> [Given data]:
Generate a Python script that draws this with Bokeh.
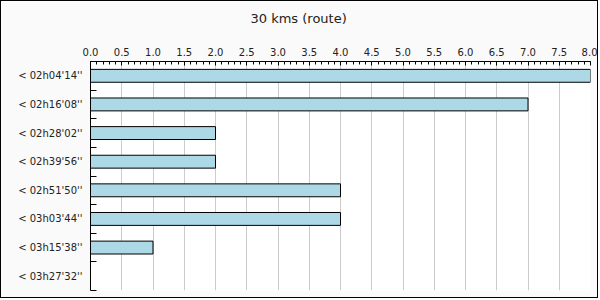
from bokeh.plotting import figure
from bokeh.models import Range1d, FixedTicker, SingleIntervalTicker, PrintfTickFormatter, ColumnDataSource
from bokeh.embed import file_html
from bokeh.resources import INLINE

categories = ["< 02h04'14''", "< 02h16'08''", "< 02h28'02''", "< 02h39'56''",
              "< 02h51'50''", "< 03h03'44''", "< 03h15'38''", "< 03h27'32''"]
counts = [8, 7, 2, 2, 4, 4, 1, 0]
title_text = "30 kms (route)"

n = len(categories)
ypos = [i + 0.5 for i in range(n)]
src = ColumnDataSource(dict(y=ypos, right=counts, cat=categories))

p = figure(width=598, height=298, output_backend="svg", toolbar_location=None,
           x_range=Range1d(0, 8), y_range=Range1d(n, 0),
           x_axis_location="above",
           min_border_left=89, min_border_right=9, min_border_top=60, min_border_bottom=9,
           styles={"border": "1px solid black"})
p.border_fill_color = "#fafafa"
p.background_fill_color = "white"
p.outline_line_color = None

# trailing empty line lifts the title toward the top of the canvas
p.title.text = title_text + "\n"
p.title.align = "left"
p.title.offset = 160
p.title.standoff = 8
p.title.text_font = "DejaVu Sans"
p.title.text_font_size = "13px"
p.title.text_font_style = "normal"
p.title.text_color = "#222222"

p.hbar(y="y", left=0, right="right", height=0.45, source=src,
       fill_color="#add8e6", line_color="black", line_width=1)

xa = p.xaxis[0]
xa.ticker = SingleIntervalTicker(interval=0.5, num_minor_ticks=5)
xa.formatter = PrintfTickFormatter(format="%.1f")
xa.major_tick_in = 4
xa.major_tick_out = 0
xa.minor_tick_in = 3
xa.minor_tick_out = 0
xa.major_label_standoff = 6
xa.major_label_text_font = "DejaVu Sans"
xa.major_label_text_font_size = "10px"
xa.major_label_text_color = "#222222"
xa.axis_line_color = "black"

ya = p.yaxis[0]
ya.ticker = FixedTicker(ticks=ypos, minor_ticks=list(range(n + 1)))
ya.major_label_overrides = {y: c for y, c in zip(ypos, categories)}
ya.major_tick_in = 0
ya.major_tick_out = 0
ya.minor_tick_in = 6
ya.minor_tick_out = 0
ya.major_label_standoff = 8
ya.major_label_text_font = "DejaVu Sans"
ya.major_label_text_font_size = "10px"
ya.major_label_text_color = "#222222"
ya.axis_line_color = "black"

p.xgrid.grid_line_color = "#cccccc"
p.ygrid.grid_line_color = None

open("out.html", "w").write(file_html(p, INLINE))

> [Problem to work on]:
Give again, word for word, every line from the top of the data above to the line holding "from bokeh.resources import INLINE", inclusive, with the pictures left out.

> [Problem solution]:
Generate a Python script that draws this with Bokeh.
from bokeh.plotting import figure
from bokeh.models import Range1d, FixedTicker, SingleIntervalTicker, PrintfTickFormatter, ColumnDataSource
from bokeh.embed import file_html
from bokeh.resources import INLINE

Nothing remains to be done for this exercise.